Wednesday, 1 March 2017

A few thoughts on moving beyond xG and stats in the media

I contributed to an article on Ultimo Uomo recently about how can analytics move beyond xG and stats use in the media.

That article was in Italian, and had plenty more contributors, so check it out, but here are my thoughts pre-translation, for anyone interested.

How can analytics evolve beyond xG?

Expected goals provided a strange line in the sand for football analytics primarily because the data required to build a reputable expected goals model fell outside the published statistics from public sites and the technical aptitude to build such a model was specific and not trivial.
So for a long time, people built xG models, or looked on from outside wondering about xG models. This had the effect of slightly focusing the evolution of football analytics around xG related topics—people built ever more complex models, and eventually graduated towards models that valued the movement of the ball wherever it was on the pitch, but the basic concept was still an expected goal value.

More recently studies of passing have become more prevalent a with a desire to identify players and teams that are most efficient or successful at moving the ball. Still though it is difficult to separate descriptions of style from actual beneficial results that tally with winning football matches--a long term core issue with any metric development.

There is a lot of hope for tracking data, that it might add in extra factors that aid precision but nothing is public there yet and it's possible that benefits from that will only be marginal, a charge that could also be laid at the addition of running and sprinting data.
Defensive analysis remains hard to work with at a player level and it must be hoped that advances in quality of data can shed light here.

Stats in the media
The level of stats use in the media has seen a sharp rise in recent years, and with fantasy football, Football Manager and data sites such as Squawka and Whoscored, the acceptance of numerical descriptions of players is firmly entrenched in younger fans' minds. More often we see talk of shot or shot creation numbers for teams and players which add a necessary second layer for analysis beyond goals and assists (xG may still be too esoteric for total mainstream usage) and this is positive.
Less positive is the use of other statistics that do not represent what they are being used for. Defensive stats like tackles and interceptions are often presented in a more = better fashion, when they are little more than descriptive, they do not necessarily reflect quality of play. Goalkeepers cannot be graded accurately by volume of saves and simple lists based on one or two stats do not do a good job of grading players outside of attacking metrics.
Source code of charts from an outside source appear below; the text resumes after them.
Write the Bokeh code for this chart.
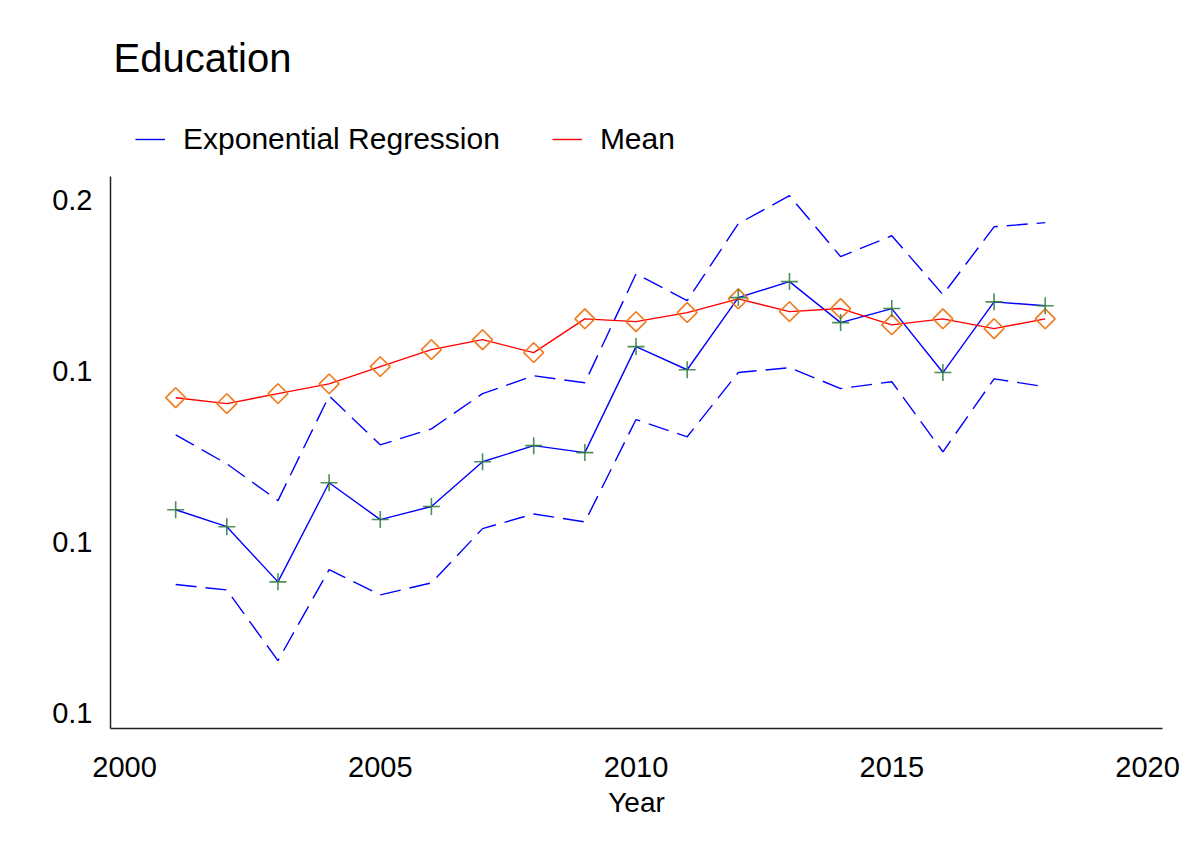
import numpy as np
from bokeh.plotting import figure
from bokeh.models import (Range1d, FixedTicker, CustomJSTickFormatter, Legend, LegendItem,
                          ColumnDataSource)
from bokeh.embed import file_html
from bokeh.resources import INLINE

years = list(range(2001, 2019))
mean_vals = [0.1339, 0.1323, 0.1350, 0.1377, 0.1426, 0.1476, 0.1506, 0.1467, 0.1571,
             0.1562, 0.1591, 0.1636, 0.1594, 0.1604, 0.1552, 0.1571, 0.1540, 0.1571]
regression = [0.1067, 0.1031, 0.0922, 0.1127, 0.1046, 0.1074, 0.1176, 0.1215, 0.1198,
              0.1485, 0.1417, 0.1640, 0.1694, 0.1559, 0.1604, 0.1409, 0.1626, 0.1613]
upper = [0.1242, 0.1171, 0.1087, 0.1344, 0.1217, 0.1257, 0.1350, 0.1400, 0.1380,
         0.1721, 0.1630, 0.1905, 0.2016, 0.1782, 0.1859, 0.1650, 0.1893, 0.1909]
lower = [0.0917, 0.0907, 0.0786, 0.0945, 0.0898, 0.0920, 0.1027, 0.1058, 0.1041,
         0.1281, 0.1237, 0.1409, 0.1423, 0.1364, 0.1383, 0.1200, 0.1391, 0.1369]

x_ticks = [2000, 2005, 2010, 2015, 2020]
y_ticks = [0.0707, 0.1, 0.1414, 0.2]
y_tick_labels = ["0.1", "0.1", "0.1", "0.2"]

FONT = "Liberation Sans"

y_axis_start, y_axis_end = 0.0685, 0.2096   # extent of the drawn y axis
y_view_end = 0.2396                           # extra room above for the legend

src = ColumnDataSource(dict(year=years, mean=mean_vals, reg=regression, up=upper, lo=lower))

p = figure(width=1180, height=850, output_backend="svg", toolbar_location=None,
           y_axis_type="log",
           x_range=Range1d(1999.726, 2020.293), y_range=Range1d(y_axis_start, y_view_end),
           min_border_left=110, min_border_right=18, min_border_top=110, min_border_bottom=122,
           title="Education")

p.title.text_font = FONT
p.title.text_font_size = "40px"
p.title.text_font_style = "normal"
p.title.text_color = "black"
p.title.offset = 3
p.title.standoff = 61

p.outline_line_color = None
p.xgrid.visible = False
p.ygrid.visible = False
p.background_fill_color = "white"

for ax in (p.xaxis[0], p.yaxis[0]):
    ax.major_tick_line_color = None
    ax.minor_tick_line_color = None
    ax.axis_line_color = "#222222"
    ax.axis_line_width = 1.5
    ax.major_label_text_font = FONT
    ax.major_label_text_font_size = "29px"
    ax.major_label_text_color = "black"

p.xaxis.ticker = FixedTicker(ticks=x_ticks)
p.xaxis.major_label_standoff = 22
p.xaxis.axis_label = "Year"
p.xaxis.axis_label_text_font = FONT
p.xaxis.axis_label_text_font_size = "28px"
p.xaxis.axis_label_text_font_style = "normal"
p.xaxis.axis_label_text_color = "black"
p.xaxis.axis_label_standoff = 7

p.yaxis.ticker = FixedTicker(ticks=y_ticks, minor_ticks=[])
p.yaxis.formatter = CustomJSTickFormatter(args=dict(labels=y_tick_labels), code="return labels[index];")
p.yaxis.major_label_standoff = 12
p.yaxis.bounds = (y_axis_start, y_axis_end)

dash = "21 9"
p.line("year", "up", source=src, color="#0000ff", line_width=1.4, line_dash=dash)
p.line("year", "lo", source=src, color="#0000ff", line_width=1.4, line_dash=dash)
reg_line = p.line("year", "reg", source=src, color="#0000ff", line_width=1.4)
mean_line = p.line("year", "mean", source=src, color="#ff0000", line_width=1.4)
p.scatter("year", "mean", source=src, marker="square", angle=np.pi / 4, size=14,
          fill_color=None, line_color="#f07a1c", line_width=1.6)
p.scatter("year", "reg", source=src, marker="cross", size=17, line_color="#2e7d3a",
          line_width=1.6, line_alpha=0.85)

legend = Legend(items=[LegendItem(label="Exponential Regression", renderers=[reg_line]),
                       LegendItem(label="Mean", renderers=[mean_line])],
                orientation="horizontal", location=(25, 572),
                border_line_color=None, background_fill_alpha=0,
                label_text_font=FONT, label_text_font_size="30px", label_text_color="black",
                glyph_width=30, label_standoff=18, spacing=52, padding=0, margin=0)
p.add_layout(legend, "center")

open("out.html", "w").write(file_html(p, INLINE))
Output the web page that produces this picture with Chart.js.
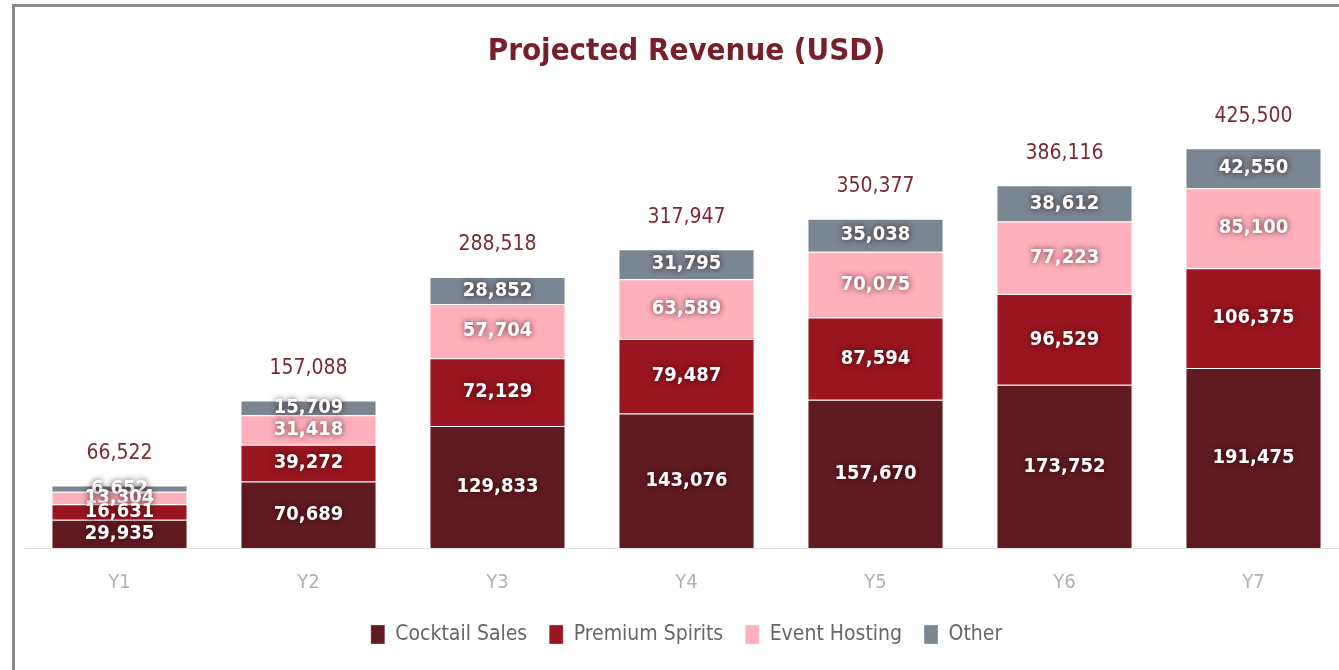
<!DOCTYPE html>
<html>
<head>
<meta charset="utf-8">
<script src="https://cdn.jsdelivr.net/npm/chart.js@4"></script>
<style>
  html, body { margin: 0; padding: 0; background: #fff; overflow: hidden; }
  #frame { position: absolute; left: 12px; top: 4px; width: 1400px; height: 720px; border: 3px solid #8c8c8c; }
  #wrap { position: absolute; left: 0; top: 0; width: 1372px; height: 670px; }
</style>
</head>
<body>
<div id="frame"></div>
<div id="wrap"><canvas id="revenue"></canvas></div>
<script>
// chart data
const years = ["Y1", "Y2", "Y3", "Y4", "Y5", "Y6", "Y7"];
const cocktailSales = [29935, 70689, 129833, 143076, 157670, 173752, 191475];
const premiumSpirits = [16631, 39272, 72129, 79487, 87594, 96529, 106375];
const eventHosting = [13304, 31418, 57704, 63589, 70075, 77223, 85100];
const other = [6652, 15709, 28852, 31795, 35038, 38612, 42550];

const FONT = "'Liberation Sans Narrow', 'DejaVu Sans Condensed', 'Liberation Sans', sans-serif";

function fmt(v) {
    return v.toLocaleString("en-US");
}

// draws the value inside each segment and the total above each stack
const stackLabels = {
    id: "stackLabels",
    afterDatasetsDraw(chart) {
        const ctx = chart.ctx;
        ctx.save();
        ctx.textAlign = "center";
        ctx.textBaseline = "middle";

        // segment values, top dataset first so the lower ones sit on top
        ctx.font = "bold 20px " + FONT;
        for (let d = chart.data.datasets.length - 1; d >= 0; d--) {
            const meta = chart.getDatasetMeta(d);
            meta.data.forEach((bar, i) => {
                const y = (bar.y + bar.base) / 2;
                ctx.shadowColor = "rgba(40,0,0,0.8)";
                ctx.shadowBlur = 6;
                ctx.fillStyle = "#ffffff";
                ctx.fillText(fmt(chart.data.datasets[d].data[i]), bar.x, y);
            });
        }

        // totals
        ctx.shadowColor = "transparent";
        ctx.shadowBlur = 0;
        ctx.font = "21px " + FONT;
        ctx.fillStyle = "#7a2a33";
        const topMeta = chart.getDatasetMeta(chart.data.datasets.length - 1);
        topMeta.data.forEach((bar, i) => {
            let total = 0;
            chart.data.datasets.forEach(ds => total += ds.data[i]);
            ctx.fillText(fmt(total), bar.x, bar.y - 32);
        });
        ctx.restore();
    }
};

const edge = "rgba(255,255,255,0.3)";

new Chart(document.getElementById("revenue"), {
    type: "bar",
    data: {
        labels: years,
        datasets: [
            { label: "Cocktail Sales", data: cocktailSales, backgroundColor: "#601b20", borderColor: edge, borderWidth: 1 },
            { label: "Premium Spirits", data: premiumSpirits, backgroundColor: "#9a1620", borderColor: edge, borderWidth: 1 },
            { label: "Event Hosting", data: eventHosting, backgroundColor: "#ffb0ba", borderColor: edge, borderWidth: 1 },
            { label: "Other", data: other, backgroundColor: "#7a8692", borderColor: edge, borderWidth: 1 }
        ]
    },
    options: {
        responsive: true,
        maintainAspectRatio: false,
        animation: false,
        layout: { padding: { left: 25, right: 24, top: 33, bottom: 15 } },
        plugins: {
            title: {
                display: true,
                text: "Projected Revenue (USD)",
                color: "#76202a",
                font: { family: FONT, size: 31, weight: "bold" },
                padding: { top: 0, bottom: 8 }
            },
            legend: {
                position: "bottom",
                labels: {
                    color: "#666",
                    font: { family: FONT, size: 21 },
                    boxWidth: 14,
                    boxHeight: 19,
                    padding: 22
                }
            },
            tooltip: { enabled: false }
        },
        scales: {
            x: {
                stacked: true,
                grid: { display: false, drawTicks: false },
                border: { display: true, color: "#dddddd" },
                ticks: { color: "#b0b0b0", font: { family: FONT, size: 20 }, padding: 23 },
                afterFit(scale) {
                    scale.height = 54;
                }
            },
            y: {
                stacked: true,
                display: false,
                min: 0,
                max: 500000
            }
        }
    },
    plugins: [stackLabels]
});
</script>
</body>
</html>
So we have more presentation of stats, more description of stats, but a long way to go to before actual nuanced and thoughtful analysis of stats is anything like normal. And there is certainly a knowledge gap here. It takes time and understanding to read genuine meaning into football statistics yet there is a requirement for media companies to incorporate information to their presentations, and maybe only in certain cases is this backed up by genuine understanding. This same problem presents itself inside clubs, where performance analysts are bringing statistics into their work without sufficient grounding in what matters and what does not. Until both the media and football understand that they require knowledgeable people to direct their usage of stats, offerings will fall short of their potential and we are in danger of finding stat use marginalised (in clubs) or used as trivia but nothing more (in media).

We see more visuals in the media now, but again I would caution against their usage without understanding. An average position map, average pass location or heat map, is rarely capable of giving the full truth yet remains popular and often misused. However shot location maps, with or without expected goal values, or specific pass or chance creation maps can reveal significant truths about a game, a team or a player. To say “Look this player always shoots from 30 yards and never scores” and visualise that is a simple method of showing and proving a point. The key points should always be that any number used or visualisation shown adds to the presentation, reveals truth otherwise concealed and is quick and accessible to understand. There is certainly work to do on all sides here and only teamwork between visual experts/storytellers and those who understand the data can make this work best.